Irish supporters have the legal upper hand, though. The constitution lists Irish as “the national language” and “first official language”; English is merely “a second official language”. State requirements for legal documentation, court interpretation and the like act as a full-employment programme for competent Irish speakers and writers. EU status adds even more official recognition, though this is not all that expensive; only a subset of official documentation is legally required to be translated, and a small team manages the job. But is even this necessary? Mr Doyle, quoted above, claims that the few people demanding Irish-language interaction with the state are usually Anglophones doing so on principle.

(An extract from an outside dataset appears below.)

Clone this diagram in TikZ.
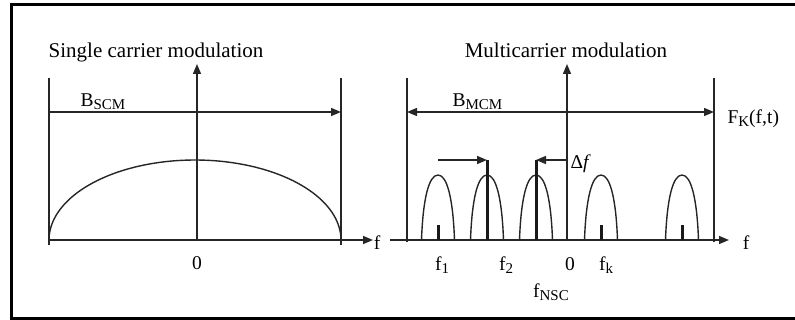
\documentclass[tikz,border=0pt]{standalone}
\usepackage{fontspec}
\setmainfont{Liberation Serif}
\usetikzlibrary{arrows.meta}
\newcommand{\lsub}[1]{\raisebox{-0.3ex}{\fontsize{15}{16}\selectfont #1}}
\begin{document}
\begin{tikzpicture}[x=1pt,y=-1pt,
  thinline/.style={line width=1.4pt, black!85},
  thickline/.style={line width=3pt, black!90},
  tip/.style={-{Triangle[length=10pt,width=8pt]}},
  dtip/.style={{Triangle[length=10pt,width=8pt]}-{Triangle[length=10pt,width=8pt]}},
  title/.style={font=\fontsize{21}{24}\selectfont, anchor=base},
  lbl/.style={font=\fontsize{19.5}{22}\selectfont, anchor=base},
  hump/.pic={\draw[thinline] (-16.5,0) .. controls (-15,-42) and (-9,-65) .. (0,-65) .. controls (9,-65) and (15,-42) .. (16.5,0);}
]
\useasboundingbox (0,0) rectangle (795,320);
\draw[line width=3pt] (800,5) -- (11,5) -- (11,318) -- (800,318);

% ---------- left panel ----------
\coordinate (Lb0) at (49,240);
\coordinate (Lend) at (373,240);
\coordinate (Lax0) at (197,240);
\coordinate (Laxt) at (197,64);
\coordinate (Lvl0) at (49,78);
\coordinate (Lvl1) at (49,245);
\coordinate (Lvr0) at (341,78);
\coordinate (Lvr1) at (341,245);
\coordinate (La0) at (49,112);
\coordinate (La1) at (341,112);

\draw[thinline] (Lvl0) -- (Lvl1);
\draw[thinline] (Lvr0) -- (Lvr1);
\draw[thinline, tip] (Lb0) -- (Lend);
\draw[thinline, tip] (Lax0) -- (Laxt);
\draw[thinline, tip] (La0) -- (La1);
\draw[thinline] plot[domain=180:360, samples=80] ({195+146*cos(\x)}, {240+80*sin(\x)});

\node[title] (tl) at (156,58) {Single carrier modulation};
\node[lbl, anchor=base west] (bscm) at (77,107) {B\lsub{SCM}};
\node[lbl] (fl) at (377,250) {f};
\node[lbl] (zl) at (197,270) {0};

% ---------- right panel ----------
\coordinate (Rb0) at (390,240);
\coordinate (Rend) at (729,240);
\coordinate (Rax0) at (567,240);
\coordinate (Raxt) at (567,64);
\coordinate (Rvl0) at (407,78);
\coordinate (Rvl1) at (407,242);
\coordinate (Rvr0) at (714,78);
\coordinate (Rvr1) at (714,242);
\coordinate (Ra0) at (407,112);
\coordinate (Ra1) at (714,112);

\draw[thinline] (Rvl0) -- (Rvl1);
\draw[thinline] (Rvr0) -- (Rvr1);
\draw[thinline, tip] (Rb0) -- (Rend);
\draw[thinline, tip] (Rax0) -- (Raxt);
\draw[thinline, dtip] (Ra0) -- (Ra1);

\foreach \c in {438,487,536,601,682} { \pic at (\c,240) {hump}; }
\foreach \c in {438,601,682} { \draw[thickline] (\c,240) -- (\c,225); }

\coordinate (s2b) at (487,240);
\coordinate (s2t) at (487,160);
\coordinate (s3b) at (536,240);
\coordinate (s3t) at (536,160);
\coordinate (a1s) at (438,160);
\coordinate (a2s) at (567,160);
\draw[thickline] (s2b) -- (s2t);
\draw[thickline] (s3b) -- (s3t);
\draw[thinline, line width=1.6pt, tip] (a1s) -- (s2t);
\draw[thinline, line width=1.6pt, tip] (a2s) -- (s3t);

\node[title] (tr) at (566,58) {Multicarrier modulation};
\node[lbl, anchor=base west] (bmcm) at (449,107) {B\lsub{MCM}};
\node[lbl, anchor=base west] (fk) at (724,124) {F\lsub{K}(f,t)};
\node[lbl, anchor=base west] (df) at (567,169) {Δ\textit{f}};
\node[lbl] (fr) at (746,250) {f};
\node[lbl] (f1) at (442,271) {f\lsub{1}};
\node[lbl] (f2) at (506,271) {f\lsub{2}};
\node[lbl] (zr) at (570,271) {0};
\node[lbl] (fkk) at (606,271) {f\lsub{k}};
\node[lbl] (fnsc) at (551,298) {f\lsub{NSC}};
\end{tikzpicture}
\end{document}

It is hard to compare the situation of Irish with any other European language. Basque and Catalan have far more native speakers. (Indeed, Polish has an order of magnitude more native speakers—in Ireland—than Irish does.) Breton, also a Celtic tongue, has roughly as many native speakers, but France gives Breton nothing like the support Irish has. Rough analogues are Maltese and Luxembourgish: they are official in Malta and Luxembourg, but in both countries people are routinely bilingual, and most official business is done in other languages (English in Malta, French and German in Luxembourg). Scottish Gaelic is far weaker still than Irish; Welsh, on the other hand, is in stable shape, thanks to support for broadcasting and teaching.

To understand the emotional attachment to Irish, a non-European example is useful. More than a century ago, Eliezer Ben-Yehuda, an emigrant to Palestine, was consumed by the quest to revive Hebrew as a spoken language. Other Zionists pragmatically considered German for an official language, and many spoke Russian. But both languages also smacked of domination. Yiddish, itself a German dialect, was the most widely spoken, but it represented diaspora and weakness. Hebrew, though, had a millennia-old written tradition, and on an emotional level, no language could be more Jewish. The Zionists improbably succeeded in reviving Hebrew, now the dominant spoken language in Israel.

This was not the most practical thing to do. But language identities are much deeper than practicality, as the cases of Irish and Hebrew show in different ways. Irish will not succeed as Hebrew has—it has to compete with the most successful language in world history. For every Irishman proud of the country’s Celtic language is another one just as proud of the achievements of Wilde, Yeats and Joyce in English. But at present there remains an uneasy majority in favour of spending Ireland’s scarce resources—in budgetary support and school hours—on keeping Irish in its unique place: a national language learned and cherished even as it is barely spoken.